Катя приходит в себя. Как-то не целиком. Ноги уже куда-то идут, а голова, бегущая кругом, никак не может осознать, где она и что с ней. Катя тянется от холода в животе куда-то к теплу, уворачивается и падает с высокой больничной кровати.
Удар оглушает.

Она ничего не понимает, тянет на себя тепло. Путается в складках одеяла, сползающего с койки на голову.
Рядом, на блёклом линолеуме в мелкой луже лежит кондовая советская грелка. Со льдом.

Кто-то кричит. Её поднимают. За руки, больно защемив кожу под мышками, кладут на кровать. Холод снова охватывает живот и немного грудь. А голова проваливается в беспорядочные видения, в которых она тонет, захлёбываясь в холодной воде. А Сашка уходит, равнодушно цедя с берега, что в мокрых штанах она не может сесть в машину. Ведь сидения тогда промокнут, а это никуда не годится, отец машину бережёт, раньше надо было думать.

Йогурт сладкий. Клубничный. Его принесла Соня. Соня – подруга. Соня хорошая. Соня устроила отличных врачей и проследила, чтобы всё было хорошо. Сашка говорил, что она не откажет. А когда отказала, просил лично.
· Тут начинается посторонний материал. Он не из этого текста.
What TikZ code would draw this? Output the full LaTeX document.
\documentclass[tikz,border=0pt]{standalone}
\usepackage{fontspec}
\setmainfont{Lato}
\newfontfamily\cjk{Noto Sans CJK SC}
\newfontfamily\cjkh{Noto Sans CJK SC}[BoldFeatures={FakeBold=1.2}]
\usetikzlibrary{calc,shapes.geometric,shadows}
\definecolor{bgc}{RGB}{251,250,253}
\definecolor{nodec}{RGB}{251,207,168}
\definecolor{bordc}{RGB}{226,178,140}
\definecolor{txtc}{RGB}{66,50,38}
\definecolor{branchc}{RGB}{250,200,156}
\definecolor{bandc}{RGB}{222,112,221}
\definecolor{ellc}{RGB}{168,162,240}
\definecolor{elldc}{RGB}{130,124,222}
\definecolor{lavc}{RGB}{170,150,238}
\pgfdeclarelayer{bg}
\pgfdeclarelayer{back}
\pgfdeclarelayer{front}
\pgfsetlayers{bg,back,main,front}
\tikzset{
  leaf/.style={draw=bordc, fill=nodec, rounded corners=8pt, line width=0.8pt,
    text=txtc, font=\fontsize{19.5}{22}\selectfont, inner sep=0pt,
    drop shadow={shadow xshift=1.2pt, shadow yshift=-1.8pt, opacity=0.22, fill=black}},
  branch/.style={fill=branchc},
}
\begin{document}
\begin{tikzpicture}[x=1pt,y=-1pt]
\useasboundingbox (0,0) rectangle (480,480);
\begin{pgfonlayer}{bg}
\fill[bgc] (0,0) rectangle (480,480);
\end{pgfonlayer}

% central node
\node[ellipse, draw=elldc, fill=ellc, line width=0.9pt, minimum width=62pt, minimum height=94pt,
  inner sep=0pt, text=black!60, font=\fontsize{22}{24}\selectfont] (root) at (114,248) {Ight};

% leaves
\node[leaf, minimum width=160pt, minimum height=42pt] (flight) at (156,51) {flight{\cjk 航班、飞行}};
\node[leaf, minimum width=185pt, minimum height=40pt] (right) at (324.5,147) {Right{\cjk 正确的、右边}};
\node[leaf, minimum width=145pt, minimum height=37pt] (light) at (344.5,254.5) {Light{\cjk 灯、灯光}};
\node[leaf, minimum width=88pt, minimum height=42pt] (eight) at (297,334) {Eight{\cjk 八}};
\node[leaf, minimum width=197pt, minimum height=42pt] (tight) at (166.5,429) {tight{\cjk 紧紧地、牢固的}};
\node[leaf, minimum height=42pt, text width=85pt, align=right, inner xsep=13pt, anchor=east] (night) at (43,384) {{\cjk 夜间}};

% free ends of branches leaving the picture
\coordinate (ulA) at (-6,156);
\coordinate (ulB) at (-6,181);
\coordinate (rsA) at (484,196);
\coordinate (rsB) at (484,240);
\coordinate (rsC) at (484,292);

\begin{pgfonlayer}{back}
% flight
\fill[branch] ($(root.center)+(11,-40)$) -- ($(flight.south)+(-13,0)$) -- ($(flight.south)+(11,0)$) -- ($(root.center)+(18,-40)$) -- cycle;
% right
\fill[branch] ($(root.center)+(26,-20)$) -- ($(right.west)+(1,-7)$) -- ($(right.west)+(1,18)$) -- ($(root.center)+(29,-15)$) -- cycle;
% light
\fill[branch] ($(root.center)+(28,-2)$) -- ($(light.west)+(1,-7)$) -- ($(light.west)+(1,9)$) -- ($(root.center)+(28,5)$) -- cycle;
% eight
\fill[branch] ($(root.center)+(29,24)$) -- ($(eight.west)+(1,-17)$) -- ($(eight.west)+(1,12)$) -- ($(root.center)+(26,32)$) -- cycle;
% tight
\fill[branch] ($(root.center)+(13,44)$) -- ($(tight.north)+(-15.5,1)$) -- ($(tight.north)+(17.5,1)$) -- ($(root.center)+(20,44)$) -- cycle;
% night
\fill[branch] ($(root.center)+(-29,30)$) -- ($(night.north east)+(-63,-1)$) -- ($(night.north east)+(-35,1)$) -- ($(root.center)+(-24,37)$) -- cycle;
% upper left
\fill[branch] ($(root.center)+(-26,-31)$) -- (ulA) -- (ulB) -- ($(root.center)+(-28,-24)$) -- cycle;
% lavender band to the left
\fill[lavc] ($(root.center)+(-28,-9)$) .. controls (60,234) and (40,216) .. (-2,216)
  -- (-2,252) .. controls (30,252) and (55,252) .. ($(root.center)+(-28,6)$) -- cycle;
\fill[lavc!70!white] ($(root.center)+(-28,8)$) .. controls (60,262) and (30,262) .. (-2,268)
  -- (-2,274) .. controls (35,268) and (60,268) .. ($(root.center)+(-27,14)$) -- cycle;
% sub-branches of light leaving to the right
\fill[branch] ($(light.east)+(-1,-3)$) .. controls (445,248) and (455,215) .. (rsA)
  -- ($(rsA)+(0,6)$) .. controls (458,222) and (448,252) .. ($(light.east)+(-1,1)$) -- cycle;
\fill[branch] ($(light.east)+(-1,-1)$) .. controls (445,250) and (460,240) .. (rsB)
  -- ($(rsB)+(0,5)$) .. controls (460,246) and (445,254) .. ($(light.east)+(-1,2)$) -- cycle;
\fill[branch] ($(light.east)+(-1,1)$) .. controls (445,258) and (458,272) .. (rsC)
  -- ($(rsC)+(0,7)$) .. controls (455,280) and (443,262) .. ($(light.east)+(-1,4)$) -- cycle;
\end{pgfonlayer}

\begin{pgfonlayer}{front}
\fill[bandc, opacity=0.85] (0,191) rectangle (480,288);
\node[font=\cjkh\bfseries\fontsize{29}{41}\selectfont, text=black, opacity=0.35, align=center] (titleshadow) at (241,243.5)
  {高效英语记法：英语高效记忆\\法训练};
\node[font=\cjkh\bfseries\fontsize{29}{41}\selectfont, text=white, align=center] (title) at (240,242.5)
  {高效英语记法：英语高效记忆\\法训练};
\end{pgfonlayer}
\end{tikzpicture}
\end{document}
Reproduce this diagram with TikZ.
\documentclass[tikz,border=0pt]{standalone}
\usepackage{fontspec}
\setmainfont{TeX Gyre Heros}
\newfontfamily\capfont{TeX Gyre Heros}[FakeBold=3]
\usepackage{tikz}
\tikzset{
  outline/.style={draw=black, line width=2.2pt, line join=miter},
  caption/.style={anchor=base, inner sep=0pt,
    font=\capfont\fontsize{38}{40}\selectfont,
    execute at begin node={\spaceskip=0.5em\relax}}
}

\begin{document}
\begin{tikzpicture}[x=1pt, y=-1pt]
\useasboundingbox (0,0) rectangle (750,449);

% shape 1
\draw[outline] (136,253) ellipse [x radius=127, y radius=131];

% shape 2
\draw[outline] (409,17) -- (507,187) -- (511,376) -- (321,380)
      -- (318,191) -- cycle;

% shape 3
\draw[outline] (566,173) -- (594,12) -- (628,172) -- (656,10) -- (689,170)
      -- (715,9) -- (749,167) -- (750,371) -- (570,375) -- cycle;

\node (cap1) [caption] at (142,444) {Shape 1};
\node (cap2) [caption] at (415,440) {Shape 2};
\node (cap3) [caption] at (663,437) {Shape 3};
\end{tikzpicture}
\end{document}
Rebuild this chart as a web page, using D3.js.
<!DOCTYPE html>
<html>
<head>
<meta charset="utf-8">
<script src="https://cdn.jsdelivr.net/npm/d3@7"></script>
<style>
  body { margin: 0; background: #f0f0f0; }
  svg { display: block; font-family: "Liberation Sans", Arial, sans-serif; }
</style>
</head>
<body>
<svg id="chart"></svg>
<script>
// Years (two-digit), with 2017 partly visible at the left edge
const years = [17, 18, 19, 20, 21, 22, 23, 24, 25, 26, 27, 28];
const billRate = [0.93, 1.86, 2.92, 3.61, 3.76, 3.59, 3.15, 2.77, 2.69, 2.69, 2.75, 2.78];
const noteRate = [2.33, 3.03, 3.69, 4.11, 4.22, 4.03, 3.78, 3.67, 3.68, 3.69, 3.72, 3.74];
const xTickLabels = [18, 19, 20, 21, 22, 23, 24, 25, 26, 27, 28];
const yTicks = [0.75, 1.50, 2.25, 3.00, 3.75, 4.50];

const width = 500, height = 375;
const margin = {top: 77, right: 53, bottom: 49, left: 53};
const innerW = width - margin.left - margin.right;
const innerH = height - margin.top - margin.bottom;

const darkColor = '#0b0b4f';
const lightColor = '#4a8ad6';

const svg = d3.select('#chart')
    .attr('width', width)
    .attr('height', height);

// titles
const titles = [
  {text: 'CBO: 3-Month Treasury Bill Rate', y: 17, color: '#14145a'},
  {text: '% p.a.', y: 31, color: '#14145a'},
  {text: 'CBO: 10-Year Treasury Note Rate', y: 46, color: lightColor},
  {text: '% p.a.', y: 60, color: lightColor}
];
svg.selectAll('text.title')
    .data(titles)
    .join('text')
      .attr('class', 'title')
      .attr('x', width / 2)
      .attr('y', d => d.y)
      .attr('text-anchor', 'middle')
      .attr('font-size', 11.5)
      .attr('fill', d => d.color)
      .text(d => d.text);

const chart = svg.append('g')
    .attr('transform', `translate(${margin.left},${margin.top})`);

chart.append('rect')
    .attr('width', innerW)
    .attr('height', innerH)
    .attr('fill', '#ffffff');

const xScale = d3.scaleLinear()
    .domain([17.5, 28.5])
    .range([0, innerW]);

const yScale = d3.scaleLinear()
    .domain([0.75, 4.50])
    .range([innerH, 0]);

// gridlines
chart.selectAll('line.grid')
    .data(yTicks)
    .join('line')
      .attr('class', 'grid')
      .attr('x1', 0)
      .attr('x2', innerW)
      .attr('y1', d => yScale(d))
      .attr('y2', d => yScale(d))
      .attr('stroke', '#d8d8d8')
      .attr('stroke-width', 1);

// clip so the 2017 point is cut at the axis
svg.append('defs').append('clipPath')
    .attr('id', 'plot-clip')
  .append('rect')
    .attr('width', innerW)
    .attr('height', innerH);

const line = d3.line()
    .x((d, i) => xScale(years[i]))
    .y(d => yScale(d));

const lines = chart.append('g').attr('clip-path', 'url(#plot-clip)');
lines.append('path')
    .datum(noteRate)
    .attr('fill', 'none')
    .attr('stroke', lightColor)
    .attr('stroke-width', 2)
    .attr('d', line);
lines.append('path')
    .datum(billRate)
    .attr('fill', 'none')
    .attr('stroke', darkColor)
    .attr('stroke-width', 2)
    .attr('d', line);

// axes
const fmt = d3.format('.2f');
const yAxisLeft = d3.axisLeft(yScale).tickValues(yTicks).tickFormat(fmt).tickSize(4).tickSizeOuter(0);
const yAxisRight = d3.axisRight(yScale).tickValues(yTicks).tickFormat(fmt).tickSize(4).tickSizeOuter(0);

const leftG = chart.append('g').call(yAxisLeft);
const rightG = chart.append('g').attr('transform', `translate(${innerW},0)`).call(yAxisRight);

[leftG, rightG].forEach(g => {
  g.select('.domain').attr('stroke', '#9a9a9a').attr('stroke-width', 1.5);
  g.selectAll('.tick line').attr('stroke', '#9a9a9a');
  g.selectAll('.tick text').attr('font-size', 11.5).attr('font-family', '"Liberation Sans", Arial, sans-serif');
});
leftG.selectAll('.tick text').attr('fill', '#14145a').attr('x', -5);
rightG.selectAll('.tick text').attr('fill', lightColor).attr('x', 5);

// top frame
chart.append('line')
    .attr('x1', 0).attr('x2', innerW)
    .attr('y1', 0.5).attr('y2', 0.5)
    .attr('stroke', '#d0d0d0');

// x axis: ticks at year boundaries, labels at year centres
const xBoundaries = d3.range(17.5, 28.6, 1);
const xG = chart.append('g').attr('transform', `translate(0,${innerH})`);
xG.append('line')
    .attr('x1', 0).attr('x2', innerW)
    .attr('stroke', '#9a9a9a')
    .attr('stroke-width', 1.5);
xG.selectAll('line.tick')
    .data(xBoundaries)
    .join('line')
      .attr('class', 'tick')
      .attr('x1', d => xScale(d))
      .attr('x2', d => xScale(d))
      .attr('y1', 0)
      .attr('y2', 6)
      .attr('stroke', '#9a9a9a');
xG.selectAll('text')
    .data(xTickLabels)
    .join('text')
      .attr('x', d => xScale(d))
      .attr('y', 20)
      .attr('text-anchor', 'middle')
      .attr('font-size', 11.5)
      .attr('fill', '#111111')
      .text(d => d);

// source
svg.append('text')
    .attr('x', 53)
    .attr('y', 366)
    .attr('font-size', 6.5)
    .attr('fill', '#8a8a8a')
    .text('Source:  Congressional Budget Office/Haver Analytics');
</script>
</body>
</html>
Ему она не смогла сказать "нет", не чужие люди, родня. Двоюродные. Катя глотает йогурт, принесённый Соней. Плачет. Бьётся. Её оставляют на ночь по настоянию мрачного, мохнаторукого доктора со сложносочинённой грузинской фамилией. И не зря. Ночью, под душем, (ах, эти современные больницы, раньше-то один туалет на этаж был, а про душ и не думали) открывается кровотечение.
Она не помнит, что с ней делают. Приходит в себя через сутки – капельницы в обеих руках и лёд на животе.

Катя чувствует себя больным животным. Голова плывёт, ноги подкашиваются, тугая боль от пупка до паха тянет, скручивает, заставляет двигаться плавно-плавно, не тревожа измученное тело.

Она осторожно выходит из лифта, медленно ковыляет в холл, минуя дежурный пост и тёмную, осуждающую икону над ним. Саша ждёт. Смотрит недовольно. Говорит что-то про родственницу и знакомую, которая сделала так много для того, чтобы операция прошла удачно, несмотря на то, что все сроки были упущены. Про то, что Катя что-то там наговорила ей после наркоза и вообще вела себя недопустимо.
Она смотрит пусто и измученно, куда-то сквозь. И аккуратно-аккуратно переставляет ноги в трогательных голубых тапочках. На выходе, у автоэастакады, ведущей к самому входу в отделение, её скрючивает спазмом. Кровь чёрными слизнями, тугими комками выходит из тела и сползает на мытый пол, на чистый кафель по бледным незагорелым ногам.

Катя стискивает зубы и плывёт, плывёт через боль, через стыд, через сашкины упрёки до машины. И не забывает подстелить пакет на сидение перед тем, как упасть на него и отключиться.

Она может. Она не ноет и не спорит. Решать не только ей, не ей кормить семью, сын уже есть, она верит, понимает, умеет слушать и подчиняться. Она хорошая жена и верная спутница. По крайней мере – старается. Она не будет заставлять и принуждать растить ещё одного. Позавчера, то есть где-то в середине июля 2003 года, в роддоме города Соликамска по настоянию мужа, не хотевшего второго ребёнка, ей сделали аборт на сроке порядка четырнадцати недель.